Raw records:
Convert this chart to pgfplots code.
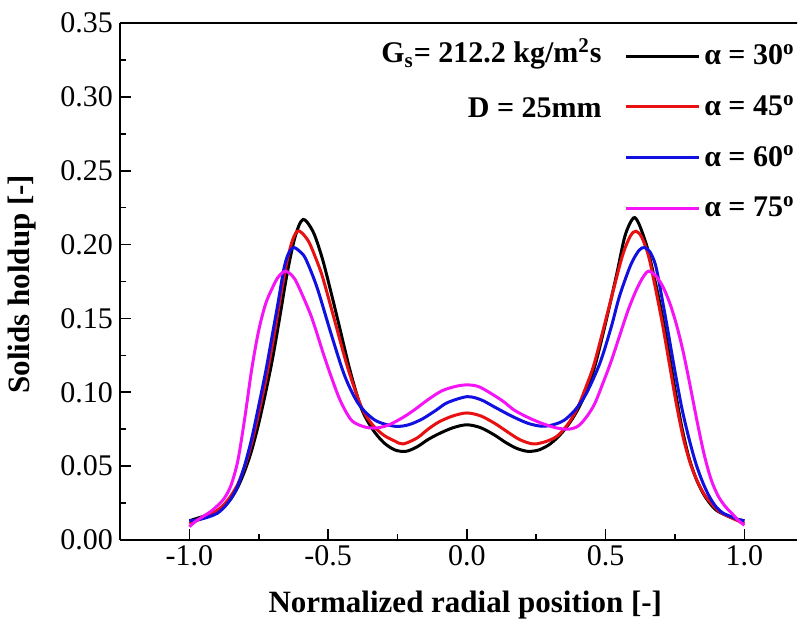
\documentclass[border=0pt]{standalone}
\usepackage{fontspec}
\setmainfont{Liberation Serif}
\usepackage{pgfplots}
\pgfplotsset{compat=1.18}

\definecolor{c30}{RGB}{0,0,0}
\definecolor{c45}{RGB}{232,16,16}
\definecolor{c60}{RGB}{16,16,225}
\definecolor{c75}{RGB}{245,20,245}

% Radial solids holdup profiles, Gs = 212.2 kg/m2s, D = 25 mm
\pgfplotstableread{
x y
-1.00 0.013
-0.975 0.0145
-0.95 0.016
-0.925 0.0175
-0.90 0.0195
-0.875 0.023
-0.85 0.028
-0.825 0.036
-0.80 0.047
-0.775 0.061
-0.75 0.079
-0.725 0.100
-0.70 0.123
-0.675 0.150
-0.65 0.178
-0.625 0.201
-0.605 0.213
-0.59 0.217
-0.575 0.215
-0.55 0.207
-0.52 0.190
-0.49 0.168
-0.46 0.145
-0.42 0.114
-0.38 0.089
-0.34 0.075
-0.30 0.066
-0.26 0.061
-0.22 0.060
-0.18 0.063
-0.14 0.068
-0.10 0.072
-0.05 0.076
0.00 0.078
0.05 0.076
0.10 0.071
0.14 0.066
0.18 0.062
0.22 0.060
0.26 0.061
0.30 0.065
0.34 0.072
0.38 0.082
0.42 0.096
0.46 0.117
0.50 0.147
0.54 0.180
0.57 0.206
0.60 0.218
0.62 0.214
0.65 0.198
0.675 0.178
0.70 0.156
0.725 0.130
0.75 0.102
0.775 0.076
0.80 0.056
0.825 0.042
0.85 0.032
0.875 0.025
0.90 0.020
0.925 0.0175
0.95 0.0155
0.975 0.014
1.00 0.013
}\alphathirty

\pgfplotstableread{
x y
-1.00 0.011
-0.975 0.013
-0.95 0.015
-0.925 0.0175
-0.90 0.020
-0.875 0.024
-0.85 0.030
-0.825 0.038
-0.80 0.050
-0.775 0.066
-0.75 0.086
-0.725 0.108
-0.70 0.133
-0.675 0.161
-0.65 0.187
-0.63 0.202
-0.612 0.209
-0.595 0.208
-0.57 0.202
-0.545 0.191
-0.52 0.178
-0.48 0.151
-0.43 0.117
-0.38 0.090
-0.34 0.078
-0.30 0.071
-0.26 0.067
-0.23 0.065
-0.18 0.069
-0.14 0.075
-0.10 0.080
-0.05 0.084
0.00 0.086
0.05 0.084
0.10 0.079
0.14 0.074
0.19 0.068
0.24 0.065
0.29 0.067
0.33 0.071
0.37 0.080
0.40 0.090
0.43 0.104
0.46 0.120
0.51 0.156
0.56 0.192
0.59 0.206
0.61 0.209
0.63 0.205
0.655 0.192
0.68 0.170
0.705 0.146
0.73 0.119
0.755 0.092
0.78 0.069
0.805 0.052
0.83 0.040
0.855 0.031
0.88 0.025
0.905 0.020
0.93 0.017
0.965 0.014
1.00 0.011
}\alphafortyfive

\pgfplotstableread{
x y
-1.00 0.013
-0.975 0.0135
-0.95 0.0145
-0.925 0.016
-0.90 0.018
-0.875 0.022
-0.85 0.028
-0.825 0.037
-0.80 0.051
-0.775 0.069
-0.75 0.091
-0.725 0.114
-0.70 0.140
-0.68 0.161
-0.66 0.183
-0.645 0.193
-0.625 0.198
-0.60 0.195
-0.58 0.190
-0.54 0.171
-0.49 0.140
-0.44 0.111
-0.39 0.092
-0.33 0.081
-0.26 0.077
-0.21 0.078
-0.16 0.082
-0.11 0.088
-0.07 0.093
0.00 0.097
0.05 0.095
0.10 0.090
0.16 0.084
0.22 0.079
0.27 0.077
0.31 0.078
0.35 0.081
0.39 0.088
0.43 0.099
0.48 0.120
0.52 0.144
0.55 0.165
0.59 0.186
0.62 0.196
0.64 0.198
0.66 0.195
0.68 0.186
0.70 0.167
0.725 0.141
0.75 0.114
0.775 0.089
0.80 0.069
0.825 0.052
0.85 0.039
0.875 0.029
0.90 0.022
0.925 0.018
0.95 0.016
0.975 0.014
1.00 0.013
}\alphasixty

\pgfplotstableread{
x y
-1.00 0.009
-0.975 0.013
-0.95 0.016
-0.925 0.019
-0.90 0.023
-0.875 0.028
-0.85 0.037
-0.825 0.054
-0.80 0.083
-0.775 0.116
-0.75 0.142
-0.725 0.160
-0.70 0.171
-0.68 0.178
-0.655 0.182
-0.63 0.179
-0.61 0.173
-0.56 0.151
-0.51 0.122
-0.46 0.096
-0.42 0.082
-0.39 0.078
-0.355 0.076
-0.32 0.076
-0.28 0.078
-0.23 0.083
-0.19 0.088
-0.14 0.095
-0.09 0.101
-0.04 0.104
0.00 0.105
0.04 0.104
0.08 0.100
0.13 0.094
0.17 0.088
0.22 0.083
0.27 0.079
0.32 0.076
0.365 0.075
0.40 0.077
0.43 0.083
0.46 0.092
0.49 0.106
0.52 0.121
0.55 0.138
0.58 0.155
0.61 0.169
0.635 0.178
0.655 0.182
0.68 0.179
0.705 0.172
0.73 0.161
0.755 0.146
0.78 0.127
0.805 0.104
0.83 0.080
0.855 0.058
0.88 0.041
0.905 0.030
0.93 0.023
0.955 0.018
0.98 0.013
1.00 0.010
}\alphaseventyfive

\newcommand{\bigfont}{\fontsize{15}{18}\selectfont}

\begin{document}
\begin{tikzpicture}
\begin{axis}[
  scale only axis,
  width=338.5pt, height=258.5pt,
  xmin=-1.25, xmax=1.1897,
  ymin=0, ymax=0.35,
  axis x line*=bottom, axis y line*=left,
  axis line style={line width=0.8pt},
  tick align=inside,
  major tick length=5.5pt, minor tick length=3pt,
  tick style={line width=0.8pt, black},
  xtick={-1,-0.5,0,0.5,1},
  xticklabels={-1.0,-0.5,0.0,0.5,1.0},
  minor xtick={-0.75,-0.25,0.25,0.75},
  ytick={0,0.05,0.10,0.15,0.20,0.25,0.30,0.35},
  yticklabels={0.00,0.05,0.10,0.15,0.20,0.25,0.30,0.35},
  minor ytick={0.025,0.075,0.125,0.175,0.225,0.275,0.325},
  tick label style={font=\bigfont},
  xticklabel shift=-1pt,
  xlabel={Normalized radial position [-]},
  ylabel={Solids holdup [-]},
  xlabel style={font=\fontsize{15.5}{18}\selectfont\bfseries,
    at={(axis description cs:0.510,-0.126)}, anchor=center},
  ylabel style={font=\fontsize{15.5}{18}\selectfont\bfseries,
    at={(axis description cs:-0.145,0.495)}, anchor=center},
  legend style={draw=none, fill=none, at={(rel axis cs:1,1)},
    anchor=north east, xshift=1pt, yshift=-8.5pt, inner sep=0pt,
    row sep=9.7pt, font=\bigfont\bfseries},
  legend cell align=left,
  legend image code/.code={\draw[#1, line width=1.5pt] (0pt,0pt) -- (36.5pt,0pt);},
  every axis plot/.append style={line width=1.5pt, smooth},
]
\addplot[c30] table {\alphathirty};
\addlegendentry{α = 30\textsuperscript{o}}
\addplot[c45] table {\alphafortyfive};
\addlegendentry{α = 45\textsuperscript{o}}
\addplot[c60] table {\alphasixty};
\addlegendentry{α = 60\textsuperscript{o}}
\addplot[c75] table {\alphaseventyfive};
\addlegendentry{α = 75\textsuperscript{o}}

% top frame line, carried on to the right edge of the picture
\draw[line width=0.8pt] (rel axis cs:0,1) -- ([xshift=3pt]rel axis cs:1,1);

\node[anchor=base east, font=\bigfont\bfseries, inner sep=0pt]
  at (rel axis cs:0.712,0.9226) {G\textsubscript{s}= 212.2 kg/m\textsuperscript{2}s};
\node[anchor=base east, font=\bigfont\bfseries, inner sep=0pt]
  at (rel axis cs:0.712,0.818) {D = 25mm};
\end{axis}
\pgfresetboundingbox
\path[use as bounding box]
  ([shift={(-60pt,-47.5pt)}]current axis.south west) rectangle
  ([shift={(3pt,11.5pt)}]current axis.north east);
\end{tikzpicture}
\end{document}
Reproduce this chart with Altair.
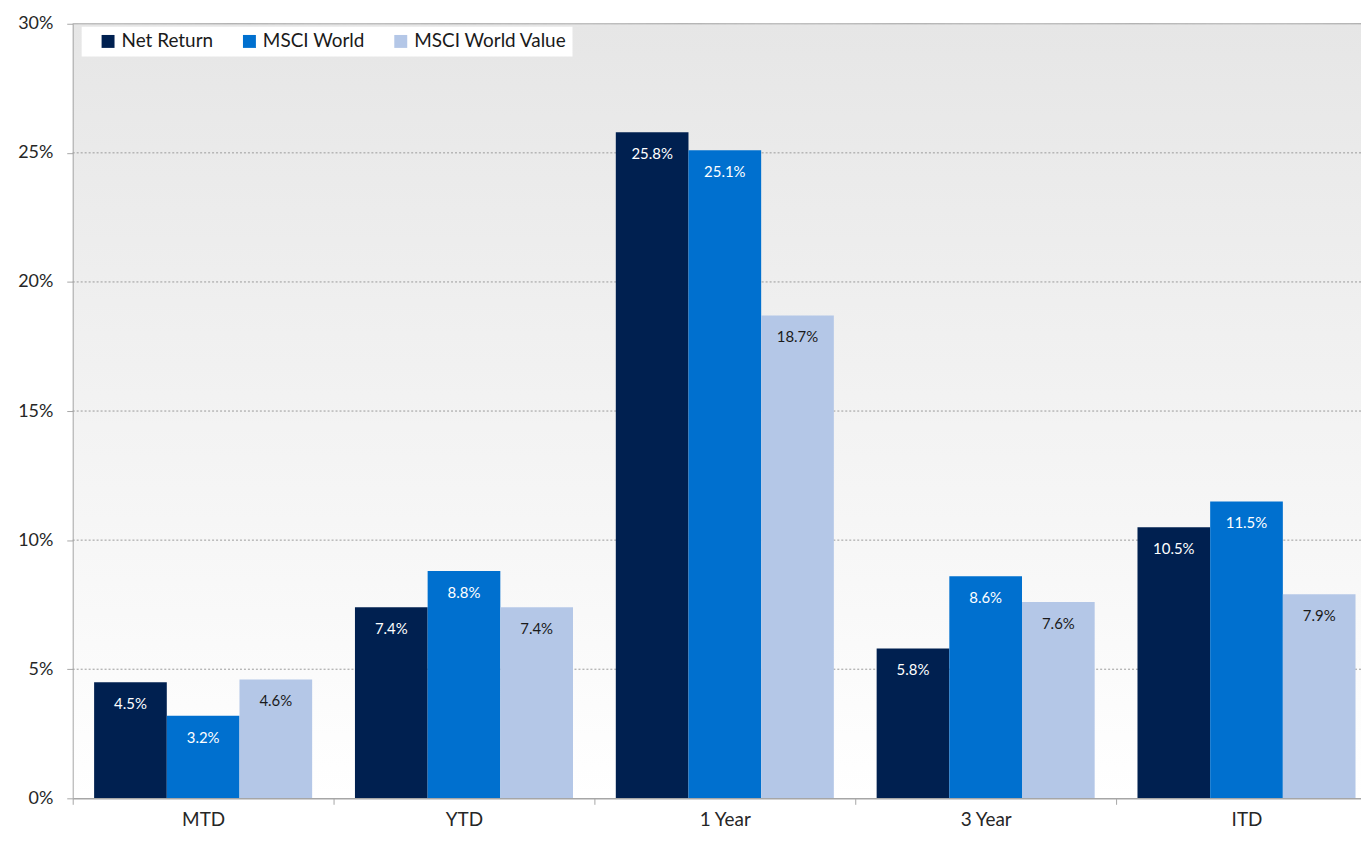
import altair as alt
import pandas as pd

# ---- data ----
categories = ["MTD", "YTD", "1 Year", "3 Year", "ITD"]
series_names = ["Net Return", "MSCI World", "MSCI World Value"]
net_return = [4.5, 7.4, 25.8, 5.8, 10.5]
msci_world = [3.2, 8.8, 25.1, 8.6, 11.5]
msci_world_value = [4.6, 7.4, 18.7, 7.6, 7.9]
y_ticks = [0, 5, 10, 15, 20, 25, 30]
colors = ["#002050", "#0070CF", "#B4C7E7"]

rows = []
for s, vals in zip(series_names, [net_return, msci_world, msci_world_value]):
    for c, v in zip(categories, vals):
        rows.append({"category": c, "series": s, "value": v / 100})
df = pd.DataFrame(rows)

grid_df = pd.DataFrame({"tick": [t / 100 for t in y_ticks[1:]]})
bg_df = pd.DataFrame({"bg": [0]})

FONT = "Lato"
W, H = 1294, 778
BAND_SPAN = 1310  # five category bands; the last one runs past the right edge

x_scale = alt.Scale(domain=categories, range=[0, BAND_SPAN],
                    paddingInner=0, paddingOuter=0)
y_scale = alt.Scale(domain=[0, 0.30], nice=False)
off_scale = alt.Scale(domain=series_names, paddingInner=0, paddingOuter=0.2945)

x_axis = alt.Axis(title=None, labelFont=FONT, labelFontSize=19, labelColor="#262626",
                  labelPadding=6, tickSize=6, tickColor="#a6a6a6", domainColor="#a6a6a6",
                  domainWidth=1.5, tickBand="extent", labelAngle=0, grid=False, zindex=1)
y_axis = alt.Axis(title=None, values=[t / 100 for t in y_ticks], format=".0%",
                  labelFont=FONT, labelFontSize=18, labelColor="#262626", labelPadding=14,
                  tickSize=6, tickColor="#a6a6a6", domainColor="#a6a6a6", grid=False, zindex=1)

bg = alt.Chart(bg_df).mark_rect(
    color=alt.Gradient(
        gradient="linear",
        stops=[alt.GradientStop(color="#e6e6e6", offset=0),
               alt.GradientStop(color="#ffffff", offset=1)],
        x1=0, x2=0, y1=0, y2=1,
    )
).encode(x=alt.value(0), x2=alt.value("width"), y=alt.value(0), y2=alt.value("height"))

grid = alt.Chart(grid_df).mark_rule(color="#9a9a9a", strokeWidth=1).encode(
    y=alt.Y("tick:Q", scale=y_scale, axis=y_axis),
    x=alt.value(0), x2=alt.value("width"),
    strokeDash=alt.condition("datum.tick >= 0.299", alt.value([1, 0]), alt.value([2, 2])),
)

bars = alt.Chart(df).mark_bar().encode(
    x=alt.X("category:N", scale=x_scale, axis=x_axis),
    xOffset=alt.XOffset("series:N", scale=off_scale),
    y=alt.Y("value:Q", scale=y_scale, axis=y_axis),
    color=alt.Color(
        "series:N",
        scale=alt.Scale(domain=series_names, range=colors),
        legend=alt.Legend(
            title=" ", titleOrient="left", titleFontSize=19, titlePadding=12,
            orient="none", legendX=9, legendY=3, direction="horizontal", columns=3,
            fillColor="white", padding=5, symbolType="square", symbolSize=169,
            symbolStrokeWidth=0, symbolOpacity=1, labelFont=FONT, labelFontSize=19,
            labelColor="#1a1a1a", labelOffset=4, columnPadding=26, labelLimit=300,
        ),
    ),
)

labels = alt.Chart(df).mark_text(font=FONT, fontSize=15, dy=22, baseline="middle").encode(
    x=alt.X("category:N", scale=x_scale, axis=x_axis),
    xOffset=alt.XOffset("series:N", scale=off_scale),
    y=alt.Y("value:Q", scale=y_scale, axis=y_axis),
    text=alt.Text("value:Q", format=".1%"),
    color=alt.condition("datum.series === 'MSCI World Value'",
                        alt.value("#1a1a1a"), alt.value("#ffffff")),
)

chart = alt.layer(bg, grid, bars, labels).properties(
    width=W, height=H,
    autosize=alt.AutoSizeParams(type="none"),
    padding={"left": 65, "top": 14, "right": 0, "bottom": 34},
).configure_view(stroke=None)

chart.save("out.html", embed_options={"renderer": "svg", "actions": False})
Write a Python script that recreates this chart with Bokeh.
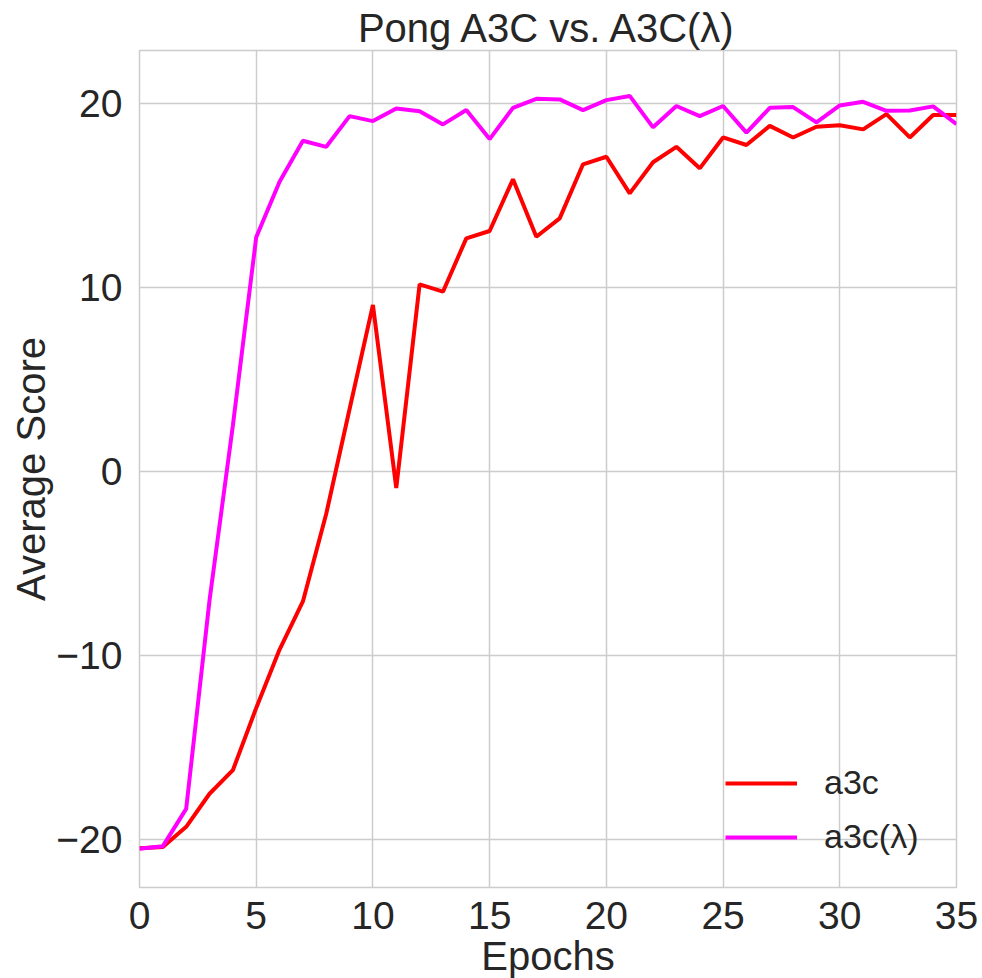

Stated goal:
Scan the data above and copy every line with "this" in it.

Reply:
Convert this chart to pgfplots code.
Reproduce this chart with Altair.
Write a Python script that recreates this chart with Bokeh.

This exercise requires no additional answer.